Ante la prueba documental callaron los oficialistas, tras ponerse en cuestión todo lo que tradicionalmente se daba por hecho sobre el conflicto americano, pero una nueva ola vencedora, el populismo indigenista, volvió a encontrar el recurso fácil y generalmente bien acogido de atacar la labor de España.

Ayacudho y su reciente celebración bicentenaria se ha convertido en un triunfo indígena con claros mensajes intencionales exclusivistas que ignoran los miles de soldados quechuas, aymaras y mestizos que militaron voluntariamente bajo la bandera del aspa de Borgoña y la anotación del diario del alemán Heinrich Wit hecha tras escuchar a testigos a su paso por el paraje de Quinua sobre los soldados de José de la Serna que "con pocas excepciones eran indios peruanos".
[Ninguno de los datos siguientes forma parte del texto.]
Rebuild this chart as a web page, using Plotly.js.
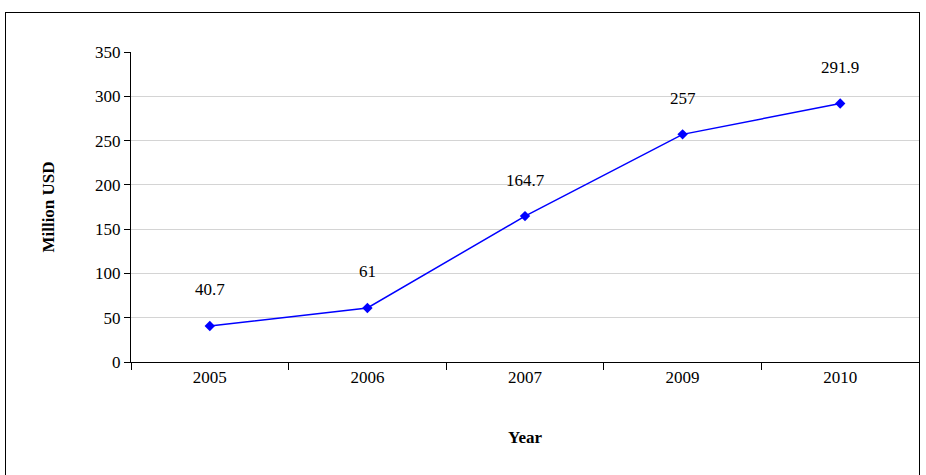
<!DOCTYPE html>
<html>
<head>
<script src="https://cdn.plot.ly/plotly-3.0.1.min.js"></script>
<style>
  body { margin: 0; background: #fff; }
  #chart { width: 926px; height: 475px; }
  #frame { position: absolute; left: 5px; top: 12px; width: 913px; height: 470px;
           border: 1.5px solid #000; pointer-events: none; }
</style>
</head>
<body>
<div id="chart"></div>
<div id="frame"></div>
<script>
// values
var years = ["2005", "2006", "2007", "2009", "2010"];
var values = [40.7, 61, 164.7, 257, 291.9];
var labels = ["40.7", "61", "164.7", "257", "291.9"];

var font = { family: "Liberation Serif", size: 17, color: "#000" };

// category slots 0..n-1, boundaries between them
var slots = [];
var bounds = [-0.5];
for (var i = 0; i < years.length; i++) {
    slots.push(i);
    bounds.push(i + 0.5);
}

var trace = {
    x: slots,
    y: values,
    type: "scatter",
    mode: "lines+markers",
    line: { color: "#0000FF", width: 1.5 },
    marker: { color: "#0000FF", symbol: "diamond", size: 8 },
    hoverinfo: "none"
};

// invisible trace so the boundary-tick axis gets drawn
var tickTrace = {
    x: [bounds[0]], y: [0], xaxis: "x2", type: "scatter", mode: "markers",
    marker: { opacity: 0 }, hoverinfo: "none"
};

var notes = [];
for (var i = 0; i < years.length; i++) {
    notes.push({
        x: slots[i], y: values[i], text: labels[i], showarrow: false,
        yshift: 36, font: font
    });
}

var xrange = [-0.5, years.length - 0.5];

var layout = {
    width: 926, height: 475,
    margin: { l: 131, r: 7, t: 52, b: 113 },
    paper_bgcolor: "#fff", plot_bgcolor: "#fff",
    font: font,
    showlegend: false,
    annotations: notes,
    xaxis: {
        range: xrange,
        tickvals: slots, ticktext: years, tickangle: 0,
        ticks: "",
        showline: true, linecolor: "#000", linewidth: 1,
        showgrid: false, zeroline: false,
        tickfont: font,
        title: { text: "<b>Year</b>", font: font, standoff: 44 }
    },
    xaxis2: {
        overlaying: "x", side: "bottom", anchor: "y",
        range: xrange,
        tickvals: bounds, showticklabels: false,
        ticks: "outside", ticklen: 7, tickcolor: "#000",
        showline: false, showgrid: false, zeroline: false
    },
    yaxis: {
        range: [0, 350], dtick: 50,
        ticks: "outside", ticklen: 6, tickcolor: "#000",
        showline: true, linecolor: "#000", linewidth: 1,
        gridcolor: "#d4d4d4", gridwidth: 1, zeroline: false,
        tickfont: font,
        title: { text: "<b>Million USD</b>", font: font, standoff: 36 }
    }
};

Plotly.newPlot("chart", [trace, tickTrace], layout, { staticPlot: true });
</script>
</body>
</html>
Derrotadas las fuerzas regulares españolas, núcleos indígenas de la región de Huamanga tuvieron que pagar un alto impuesto, decretado por el mariscal Antonio José de Sucre, el triunfante en Ayacucho, "por haberse rebelado contra el sistema de la independencia y la libertad", porque para ellos no valieron las generosas concesiones concedidas a los españoles repatriados y prosiguieron su lucha durante una década.
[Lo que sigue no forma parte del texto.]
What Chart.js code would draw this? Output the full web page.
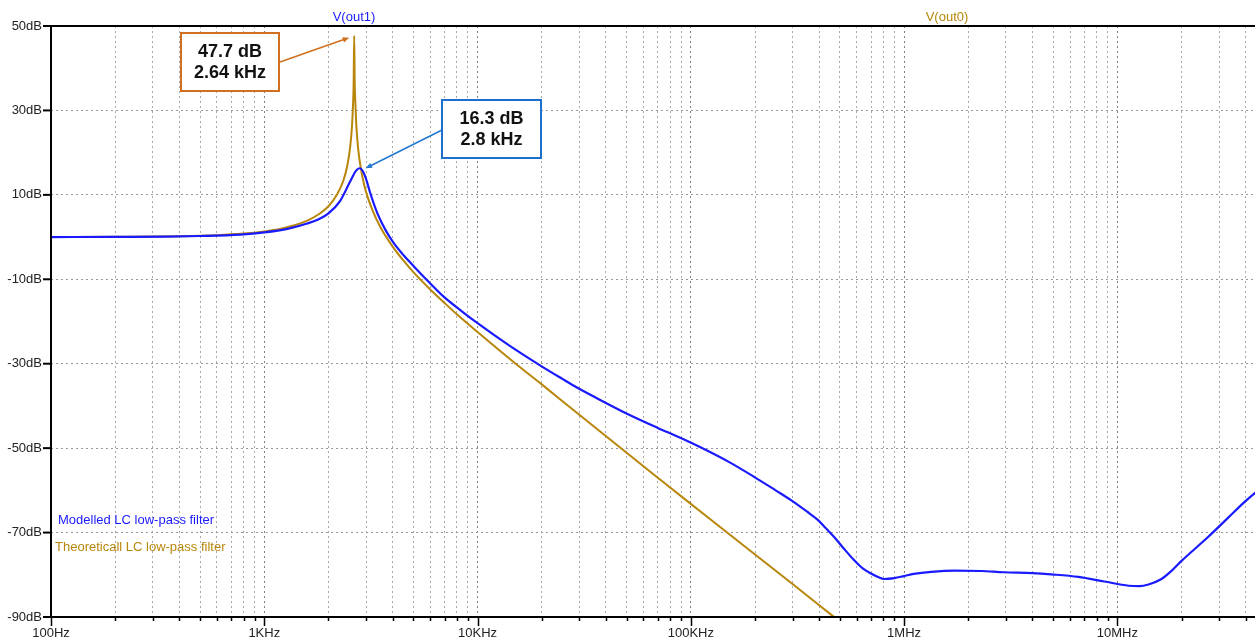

Ha sido desde Ayacucho donde hace unos días, y con motivo de la inauguración de su mandato presidencial, Pedro Castillo ha lanzado su soflama contra la "represión castellana", olvidando estos hechos así como el que las motivaciones de cada bando no estaban determinadas por su condición de descendientes de los conquistados o de los conquistadores y que la guerra fratricida no fue sólo una simple cuestión de nativos contra invasores.